His song "Oxygen Gas" was noted as being sung at the Theatre Royal, Newcastle.

== Later life ==
Around 1830, the council purchased the family property in Middle Street, together with most of the adjacent property in the area, to demolish them for major improvements. The Shields moved to new premises at the top of Dean Street. Towards the end of 1890, the descendants sold the property and business thus closing the almost-one-hundred-year connection of the family with the area.

Hugh Shield was unmarried and retired from the business c. 1830, leaving it to John; Hugh purchased a small estate in Broomhaugh, where he lived in retirement.

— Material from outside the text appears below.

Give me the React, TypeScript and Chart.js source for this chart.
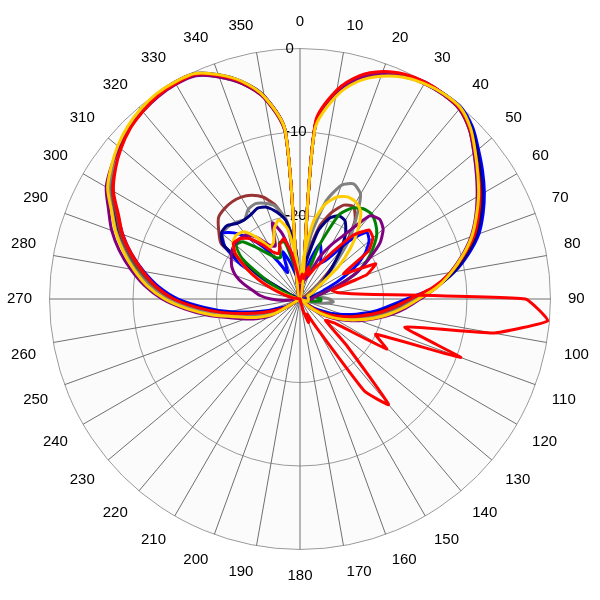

John Shield was married with a family and moved to a property near St. Andrew's Church, Newgate Street, Newcastle upon Tyne. After Hugh's death, John retired from the business, leaving it to his sons and moved into his brother's estate.

==Death==
He died, age 80, in Broomhaugh.

==Works==
His works include:

- "The Barber's News (or "Shields in an Uproar") – to the tune of "Miss Bailey's Ghost"; published c. 1805, this song refers to Stephen Kemble, the large manager of the Theatre Royal, Newcastle, capsizing a boat on which he was crossing the River Tyne between North and South Shields.
- "Blackett's Field" – makes fun of the local preparations to defend against the possible arrival of Napoleon and the French.
- "Bob Cranky's Adieu" – published c. 1812; Bob Cranky was a fictitious cartoon-like character, rather like the modern Andy Capp, and in this song he joined the Volunteer Association in the march from Gateshead to Newcastle upon Tyne
- "The Bonny Geatsiders" – published c. 1812; a light-hearted song about a group of volunteers from Gateshead who only managed to see action in manoeuvres in the locality
- "Defence of the Name of Jack"
- "Delia's Answer
- "Fair Delia"
- "Lines on Gull Billy
- "My Lord 'Size" (or "Newcastle in an Uproar") – published c. 1806, remarking on the occasion when one of the Newcastle upon Tyne judges taking part, with other civic dignitaries, in the parade on the River Tyne, whilst stepping into or from the barge at Tynemouth, slipped into the water
- "O No, My Love, No"
- "Oxygen Gas" – noted for being sung at the Theatre Royal, Newcastle
- "Poor Tom, the Blind Boy"

"The Pitman's Revenge (against Bonaparte)" was erroneously credited to John Shield in many early manuscripts. A correction was made in the 1891 edition of Allan's Illustrated Edition of Tyneside Songs and Readings where the writing was credited to George Cameron.